═══ Data extract ═══

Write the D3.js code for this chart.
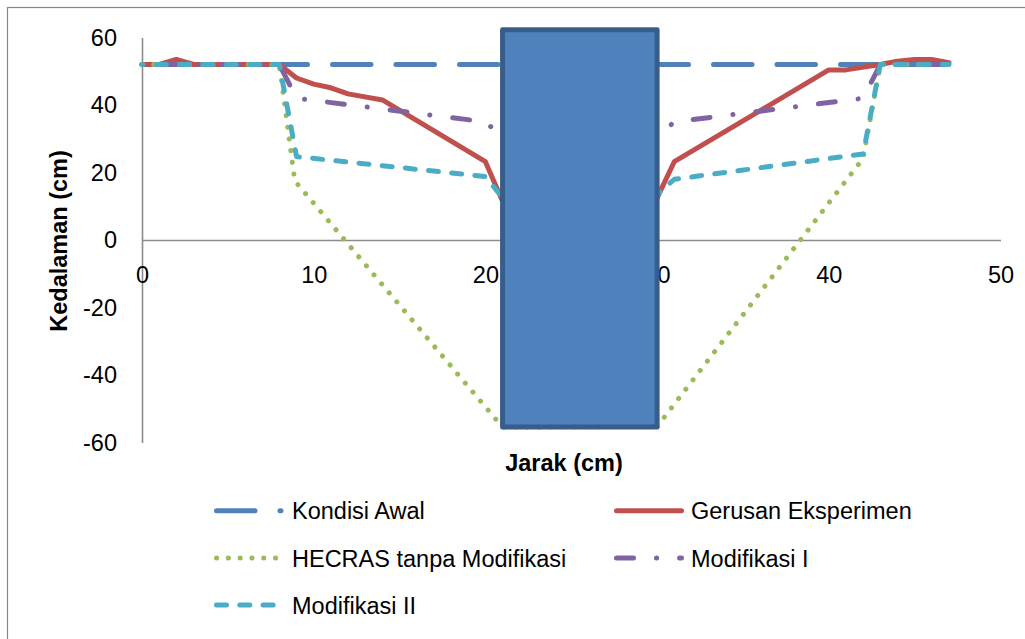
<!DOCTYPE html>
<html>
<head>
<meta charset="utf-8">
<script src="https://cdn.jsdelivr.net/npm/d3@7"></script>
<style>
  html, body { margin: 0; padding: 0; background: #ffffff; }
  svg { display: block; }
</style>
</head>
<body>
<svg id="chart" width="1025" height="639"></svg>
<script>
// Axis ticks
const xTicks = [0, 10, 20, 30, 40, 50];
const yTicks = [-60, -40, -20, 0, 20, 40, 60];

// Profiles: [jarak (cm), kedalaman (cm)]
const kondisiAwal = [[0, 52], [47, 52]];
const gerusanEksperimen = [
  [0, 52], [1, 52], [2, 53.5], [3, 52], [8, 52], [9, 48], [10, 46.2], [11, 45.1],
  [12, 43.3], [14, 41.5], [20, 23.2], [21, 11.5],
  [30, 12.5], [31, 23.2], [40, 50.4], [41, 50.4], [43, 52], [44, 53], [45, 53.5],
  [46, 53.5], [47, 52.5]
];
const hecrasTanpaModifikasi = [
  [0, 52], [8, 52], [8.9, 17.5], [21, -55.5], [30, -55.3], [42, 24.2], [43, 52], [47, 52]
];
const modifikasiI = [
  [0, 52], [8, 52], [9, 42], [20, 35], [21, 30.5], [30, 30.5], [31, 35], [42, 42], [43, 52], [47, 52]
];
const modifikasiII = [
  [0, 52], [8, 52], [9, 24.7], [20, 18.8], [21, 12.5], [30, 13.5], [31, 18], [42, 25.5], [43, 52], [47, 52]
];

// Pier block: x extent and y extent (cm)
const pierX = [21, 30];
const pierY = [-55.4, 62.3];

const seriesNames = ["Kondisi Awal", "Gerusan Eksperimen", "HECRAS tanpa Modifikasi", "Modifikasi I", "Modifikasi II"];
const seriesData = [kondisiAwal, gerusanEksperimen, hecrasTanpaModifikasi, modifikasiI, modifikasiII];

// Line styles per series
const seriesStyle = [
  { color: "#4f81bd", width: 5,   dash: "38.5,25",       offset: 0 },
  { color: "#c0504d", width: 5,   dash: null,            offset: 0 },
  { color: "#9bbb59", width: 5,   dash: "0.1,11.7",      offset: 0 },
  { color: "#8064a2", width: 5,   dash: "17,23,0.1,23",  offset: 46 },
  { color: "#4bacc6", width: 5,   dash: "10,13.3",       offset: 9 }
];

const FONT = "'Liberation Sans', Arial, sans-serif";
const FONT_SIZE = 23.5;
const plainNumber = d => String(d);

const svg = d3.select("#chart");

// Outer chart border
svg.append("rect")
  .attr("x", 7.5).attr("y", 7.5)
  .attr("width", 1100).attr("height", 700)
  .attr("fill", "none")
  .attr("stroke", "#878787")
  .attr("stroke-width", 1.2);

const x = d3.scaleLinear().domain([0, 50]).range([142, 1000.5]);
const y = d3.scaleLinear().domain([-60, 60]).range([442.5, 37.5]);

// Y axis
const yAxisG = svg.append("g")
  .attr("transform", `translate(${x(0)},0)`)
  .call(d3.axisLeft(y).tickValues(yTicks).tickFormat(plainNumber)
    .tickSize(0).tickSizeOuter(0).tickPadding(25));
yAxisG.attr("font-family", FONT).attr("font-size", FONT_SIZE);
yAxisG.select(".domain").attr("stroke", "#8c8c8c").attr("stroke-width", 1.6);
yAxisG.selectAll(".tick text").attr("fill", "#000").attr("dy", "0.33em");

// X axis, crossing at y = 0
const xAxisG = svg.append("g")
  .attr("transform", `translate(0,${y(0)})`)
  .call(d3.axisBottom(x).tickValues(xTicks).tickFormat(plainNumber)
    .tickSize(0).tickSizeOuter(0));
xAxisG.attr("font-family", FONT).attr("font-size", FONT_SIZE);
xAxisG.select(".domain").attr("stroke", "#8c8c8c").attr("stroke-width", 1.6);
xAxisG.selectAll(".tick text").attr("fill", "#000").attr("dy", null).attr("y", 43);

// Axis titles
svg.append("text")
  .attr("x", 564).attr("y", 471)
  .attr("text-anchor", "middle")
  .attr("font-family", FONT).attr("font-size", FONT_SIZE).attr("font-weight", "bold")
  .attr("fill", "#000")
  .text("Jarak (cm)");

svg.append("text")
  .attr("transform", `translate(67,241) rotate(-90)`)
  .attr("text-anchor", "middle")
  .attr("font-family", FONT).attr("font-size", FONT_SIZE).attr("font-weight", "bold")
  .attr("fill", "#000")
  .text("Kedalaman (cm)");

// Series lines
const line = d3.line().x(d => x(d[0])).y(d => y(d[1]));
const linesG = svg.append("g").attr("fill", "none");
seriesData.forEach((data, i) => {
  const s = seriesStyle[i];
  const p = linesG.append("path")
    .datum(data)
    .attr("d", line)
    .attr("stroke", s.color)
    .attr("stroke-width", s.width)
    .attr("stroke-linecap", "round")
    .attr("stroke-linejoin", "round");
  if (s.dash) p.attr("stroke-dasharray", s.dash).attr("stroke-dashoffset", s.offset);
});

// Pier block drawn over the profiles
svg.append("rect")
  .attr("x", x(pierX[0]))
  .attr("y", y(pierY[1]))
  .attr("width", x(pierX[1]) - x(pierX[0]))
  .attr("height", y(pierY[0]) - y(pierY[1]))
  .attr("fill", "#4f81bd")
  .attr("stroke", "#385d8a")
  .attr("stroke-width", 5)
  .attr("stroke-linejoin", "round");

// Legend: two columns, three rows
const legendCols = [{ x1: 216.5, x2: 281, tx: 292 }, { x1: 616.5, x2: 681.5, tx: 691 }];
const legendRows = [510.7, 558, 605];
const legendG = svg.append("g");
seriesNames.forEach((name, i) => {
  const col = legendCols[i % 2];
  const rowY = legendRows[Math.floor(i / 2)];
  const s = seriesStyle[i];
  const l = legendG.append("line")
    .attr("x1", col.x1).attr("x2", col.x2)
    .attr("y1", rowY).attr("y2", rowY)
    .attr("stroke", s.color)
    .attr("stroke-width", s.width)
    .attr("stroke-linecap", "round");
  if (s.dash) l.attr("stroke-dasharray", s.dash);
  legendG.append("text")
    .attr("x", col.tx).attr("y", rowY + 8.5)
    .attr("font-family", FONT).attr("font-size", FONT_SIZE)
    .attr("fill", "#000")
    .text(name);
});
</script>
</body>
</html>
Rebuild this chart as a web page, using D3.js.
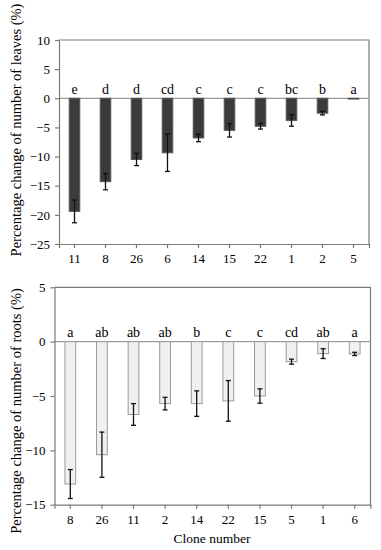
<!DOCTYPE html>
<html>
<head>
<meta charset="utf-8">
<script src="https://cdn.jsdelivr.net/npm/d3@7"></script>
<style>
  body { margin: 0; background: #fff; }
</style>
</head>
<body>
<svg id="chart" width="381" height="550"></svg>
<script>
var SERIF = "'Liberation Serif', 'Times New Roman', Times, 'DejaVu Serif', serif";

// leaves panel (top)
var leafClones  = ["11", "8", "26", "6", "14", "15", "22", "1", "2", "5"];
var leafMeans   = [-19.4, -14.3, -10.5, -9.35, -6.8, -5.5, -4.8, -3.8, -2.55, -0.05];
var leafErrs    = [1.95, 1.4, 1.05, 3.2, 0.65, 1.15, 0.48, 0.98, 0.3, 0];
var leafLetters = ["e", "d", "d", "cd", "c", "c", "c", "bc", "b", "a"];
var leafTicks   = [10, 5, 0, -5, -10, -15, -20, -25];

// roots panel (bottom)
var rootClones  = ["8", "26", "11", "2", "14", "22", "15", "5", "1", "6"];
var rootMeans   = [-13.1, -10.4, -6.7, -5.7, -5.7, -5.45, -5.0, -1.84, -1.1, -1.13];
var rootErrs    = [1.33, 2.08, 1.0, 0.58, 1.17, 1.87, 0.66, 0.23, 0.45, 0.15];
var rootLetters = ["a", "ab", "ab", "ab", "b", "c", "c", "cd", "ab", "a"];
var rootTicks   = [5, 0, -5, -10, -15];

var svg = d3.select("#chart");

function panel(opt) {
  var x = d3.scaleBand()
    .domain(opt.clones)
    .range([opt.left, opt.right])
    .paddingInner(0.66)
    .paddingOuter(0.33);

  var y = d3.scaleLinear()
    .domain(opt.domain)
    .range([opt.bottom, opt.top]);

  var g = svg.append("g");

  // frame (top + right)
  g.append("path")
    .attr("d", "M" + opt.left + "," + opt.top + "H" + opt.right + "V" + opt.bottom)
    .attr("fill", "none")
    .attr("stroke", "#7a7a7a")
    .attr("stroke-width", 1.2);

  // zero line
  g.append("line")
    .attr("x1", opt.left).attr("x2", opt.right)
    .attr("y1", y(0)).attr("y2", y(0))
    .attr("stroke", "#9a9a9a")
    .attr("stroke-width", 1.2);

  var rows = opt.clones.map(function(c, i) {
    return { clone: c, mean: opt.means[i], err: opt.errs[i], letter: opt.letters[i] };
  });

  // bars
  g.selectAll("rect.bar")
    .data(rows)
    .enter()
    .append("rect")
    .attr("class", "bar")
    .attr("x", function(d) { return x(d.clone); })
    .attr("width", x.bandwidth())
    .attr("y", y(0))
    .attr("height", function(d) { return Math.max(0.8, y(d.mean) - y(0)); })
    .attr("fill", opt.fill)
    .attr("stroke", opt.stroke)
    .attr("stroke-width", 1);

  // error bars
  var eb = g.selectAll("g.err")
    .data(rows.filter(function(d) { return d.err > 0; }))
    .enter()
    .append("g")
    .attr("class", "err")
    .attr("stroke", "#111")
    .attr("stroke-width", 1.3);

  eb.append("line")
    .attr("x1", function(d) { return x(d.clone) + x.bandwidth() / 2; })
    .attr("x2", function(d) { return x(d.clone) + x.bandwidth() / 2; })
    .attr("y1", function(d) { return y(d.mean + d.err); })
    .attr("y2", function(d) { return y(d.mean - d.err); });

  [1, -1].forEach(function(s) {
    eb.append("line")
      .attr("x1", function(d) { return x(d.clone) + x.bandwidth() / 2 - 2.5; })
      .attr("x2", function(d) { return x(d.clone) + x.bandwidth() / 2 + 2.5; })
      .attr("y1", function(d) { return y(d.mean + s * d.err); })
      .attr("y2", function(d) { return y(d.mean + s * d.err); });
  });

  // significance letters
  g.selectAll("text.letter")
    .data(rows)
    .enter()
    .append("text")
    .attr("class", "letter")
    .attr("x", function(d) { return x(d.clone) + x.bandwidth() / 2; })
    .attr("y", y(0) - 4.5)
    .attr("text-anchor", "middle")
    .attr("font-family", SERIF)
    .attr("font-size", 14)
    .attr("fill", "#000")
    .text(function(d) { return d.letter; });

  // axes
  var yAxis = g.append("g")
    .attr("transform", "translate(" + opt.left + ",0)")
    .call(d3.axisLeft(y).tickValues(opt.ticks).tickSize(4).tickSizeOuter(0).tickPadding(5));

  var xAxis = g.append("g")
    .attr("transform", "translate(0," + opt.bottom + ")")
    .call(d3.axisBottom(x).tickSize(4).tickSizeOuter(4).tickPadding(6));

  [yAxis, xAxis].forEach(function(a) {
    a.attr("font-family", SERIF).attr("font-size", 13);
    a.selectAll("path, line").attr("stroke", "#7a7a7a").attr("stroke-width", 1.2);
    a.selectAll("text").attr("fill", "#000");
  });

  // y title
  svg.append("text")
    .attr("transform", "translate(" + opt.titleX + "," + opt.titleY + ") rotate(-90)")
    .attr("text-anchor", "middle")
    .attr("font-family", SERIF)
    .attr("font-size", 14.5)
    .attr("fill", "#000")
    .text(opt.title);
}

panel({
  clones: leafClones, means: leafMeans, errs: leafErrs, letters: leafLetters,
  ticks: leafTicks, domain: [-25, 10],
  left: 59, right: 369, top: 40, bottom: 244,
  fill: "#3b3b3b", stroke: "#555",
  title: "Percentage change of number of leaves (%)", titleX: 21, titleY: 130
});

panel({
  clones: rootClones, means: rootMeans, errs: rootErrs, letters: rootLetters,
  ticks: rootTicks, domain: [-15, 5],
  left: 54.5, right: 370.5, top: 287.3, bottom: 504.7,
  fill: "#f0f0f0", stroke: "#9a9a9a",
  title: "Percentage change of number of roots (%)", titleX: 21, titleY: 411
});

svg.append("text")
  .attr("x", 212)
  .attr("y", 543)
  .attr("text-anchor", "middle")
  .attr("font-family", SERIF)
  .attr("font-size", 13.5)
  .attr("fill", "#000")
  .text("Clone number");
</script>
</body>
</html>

═══

◆ What you will do ◆
Only the lines between the line with "Rebuild this chart" and the line with "-15, -20, -25];", inclusive, should be reproduced, exactly as written and without pictures.

◆ Task result ◆
Rebuild this chart as a web page, using D3.js.
<!DOCTYPE html>
<html>
<head>
<meta charset="utf-8">
<script src="https://cdn.jsdelivr.net/npm/d3@7"></script>
<style>
  body { margin: 0; background: #fff; }
</style>
</head>
<body>
<svg id="chart" width="381" height="550"></svg>
<script>
var SERIF = "'Liberation Serif', 'Times New Roman', Times, 'DejaVu Serif', serif";

// leaves panel (top)
var leafClones  = ["11", "8", "26", "6", "14", "15", "22", "1", "2", "5"];
var leafMeans   = [-19.4, -14.3, -10.5, -9.35, -6.8, -5.5, -4.8, -3.8, -2.55, -0.05];
var leafErrs    = [1.95, 1.4, 1.05, 3.2, 0.65, 1.15, 0.48, 0.98, 0.3, 0];
var leafLetters = ["e", "d", "d", "cd", "c", "c", "c", "bc", "b", "a"];
var leafTicks   = [10, 5, 0, -5, -10, -15, -20, -25];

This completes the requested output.